Herschbach now writes every day and has speaking engagements at book clubs almost every week; he considers his success at writing “fortunate.”

“It was good therapy for me to be writing, but I was eager to share what I wrote,” he said of Grief Journey.

“But as I would write some of these poems, I would cry and cry and cry, and I would try to read them out loud and couldn’t do it.”


He was named the winner of the Northeastern Minnesota Book Award in 2010 for his books Brown Sugar Syrup and Jack Pine Sand.

“I had always liked to write,” Herschbach said of his schooling while growing up on the Iron Range.

“But the last few years of my teaching, I was what was called a ‘synod-authorized minister’ by the Lutheran church and was given a congregation of my own, a small church on the shore, out by Gooseberry Park.”

Herschbach was a biology teacher for more than three decades, and the father of three lived in Two Harbors for 45 years before remarrying three years ago.

“I continued doing that (ministering) after I retired from teaching; I did that for over 10 years, so I had a lot of writing, a sermon every week,” he said.

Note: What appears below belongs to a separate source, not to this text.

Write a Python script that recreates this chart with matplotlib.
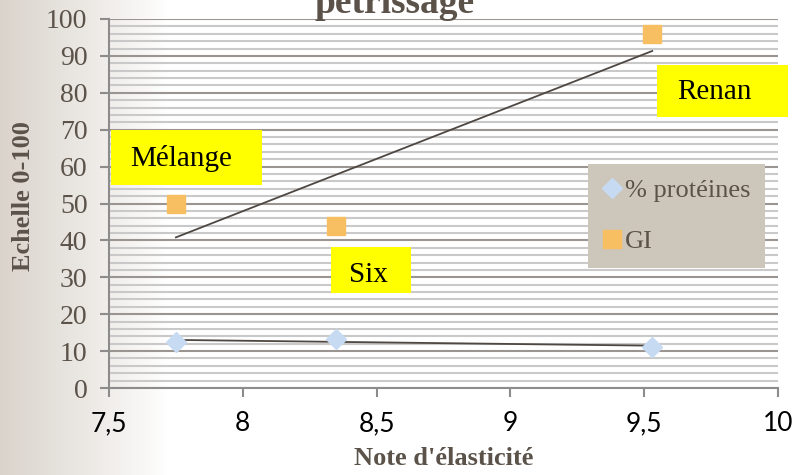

“My writing has developed, I guess I’d say, where I write about the human condition, the joys and the sorrows, the good and the bad,” he said.

Herschbach has focused his creative writing on fiction in his recent years; his fifth book, “Seven Graves, Two Harbors,” was published by North Star Press.

“I select topics that are current social problems and fictionalize them,” Herschbach said of his forthcoming book that references his grandfather who came to the U.S. from England.

“In two years, I’ll have a book coming out that is ‘creative nonfiction’ or ‘historical fiction’ and it’s about four immigrant families coming to the U.S. and going to work in an underground mine in Minnesota.”